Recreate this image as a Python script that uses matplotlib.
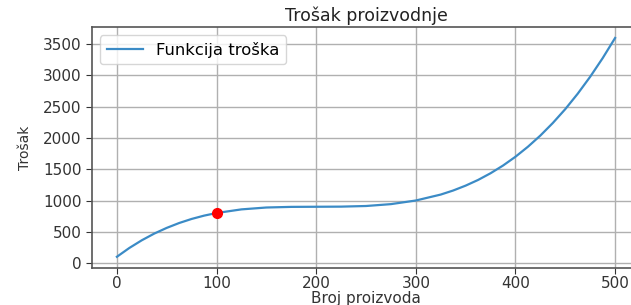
## Trošak proizvodnje - recreated chart

## Importing Modules
import matplotlib
matplotlib.use('Agg')
import matplotlib.pyplot as plt

## Data
broj = [0, 12.5, 25, 37.5, 50, 62.5, 75, 87.5, 100, 125, 150, 175, 200, 225,
        250, 275, 300, 325, 337.5, 350, 362.5, 375, 387.5, 400, 412.5, 425,
        437.5, 450, 462.5, 475, 487.5, 500]
trosak = [100, 241, 364, 471, 562, 640, 705, 758, 800, 858, 888, 898, 900, 902,
          912, 942, 1000, 1095, 1160, 1238, 1329, 1436, 1559, 1700, 1860, 2039,
          2240, 2462, 2709, 2980, 3277, 3600]
tocka_x = [100]
tocka_y = [800]

## Plotting
fig = plt.figure(figsize=(6.31, 3.05), dpi=100)
ax = fig.add_axes([92 / 631, 0.1223, 548 / 631, 0.789])
ax.plot(broj, trosak, color='#3b8bc6', linewidth=1.6, label='Funkcija troška')
ax.plot(tocka_x, tocka_y, 'o', color='red', markersize=7)

# Plot Formatting
ax.set_title('Trošak proizvodnje', fontsize=12.5, color='#222222', pad=4)
ax.set_xlabel('Broj proizvoda', fontsize=11, color='#333333', labelpad=0)
ax.set_ylabel('Trošak', fontsize=10, color='#333333', labelpad=8)
ax.set_xticks([0, 100, 200, 300, 400, 500])
ax.set_yticks([0, 500, 1000, 1500, 2000, 2500, 3000, 3500])
ax.tick_params(labelsize=11, colors='#333333', length=4)
ax.tick_params(axis='x', pad=2)
ax.grid(True, color='#b0b0b0', linewidth=1.0)
for s in ax.spines.values():
    s.set_color('#555555')
    s.set_linewidth(1.2)
ax.legend(loc='upper left', fontsize=11.8, handlelength=2.2)

fig.savefig('out.png', dpi=100)
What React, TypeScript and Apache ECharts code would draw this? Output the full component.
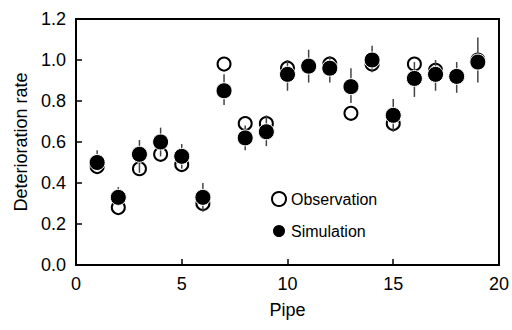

====================

Exercise description:
Skip the images and write out the rest of the listing exactly.

Exercise result:
Recreate this image as a Python script that uses matplotlib.
## Trošak proizvodnje - recreated chart

## Importing Modules
import matplotlib
matplotlib.use('Agg')
import matplotlib.pyplot as plt

## Data
broj = [0, 12.5, 25, 37.5, 50, 62.5, 75, 87.5, 100, 125, 150, 175, 200, 225,
        250, 275, 300, 325, 337.5, 350, 362.5, 375, 387.5, 400, 412.5, 425,
        437.5, 450, 462.5, 475, 487.5, 500]
trosak = [100, 241, 364, 471, 562, 640, 705, 758, 800, 858, 888, 898, 900, 902,
          912, 942, 1000, 1095, 1160, 1238, 1329, 1436, 1559, 1700, 1860, 2039,
          2240, 2462, 2709, 2980, 3277, 3600]
tocka_x = [100]
tocka_y = [800]

## Plotting
fig = plt.figure(figsize=(6.31, 3.05), dpi=100)
ax = fig.add_axes([92 / 631, 0.1223, 548 / 631, 0.789])
ax.plot(broj, trosak, color='#3b8bc6', linewidth=1.6, label='Funkcija troška')
ax.plot(tocka_x, tocka_y, 'o', color='red', markersize=7)

# Plot Formatting
ax.set_title('Trošak proizvodnje', fontsize=12.5, color='#222222', pad=4)
ax.set_xlabel('Broj proizvoda', fontsize=11, color='#333333', labelpad=0)
ax.set_ylabel('Trošak', fontsize=10, color='#333333', labelpad=8)
ax.set_xticks([0, 100, 200, 300, 400, 500])
ax.set_yticks([0, 500, 1000, 1500, 2000, 2500, 3000, 3500])
ax.tick_params(labelsize=11, colors='#333333', length=4)
ax.tick_params(axis='x', pad=2)
ax.grid(True, color='#b0b0b0', linewidth=1.0)
for s in ax.spines.values():
    s.set_color('#555555')
    s.set_linewidth(1.2)
ax.legend(loc='upper left', fontsize=11.8, handlelength=2.2)

fig.savefig('out.png', dpi=100)
What React, TypeScript and Apache ECharts code would draw this? Output the full component.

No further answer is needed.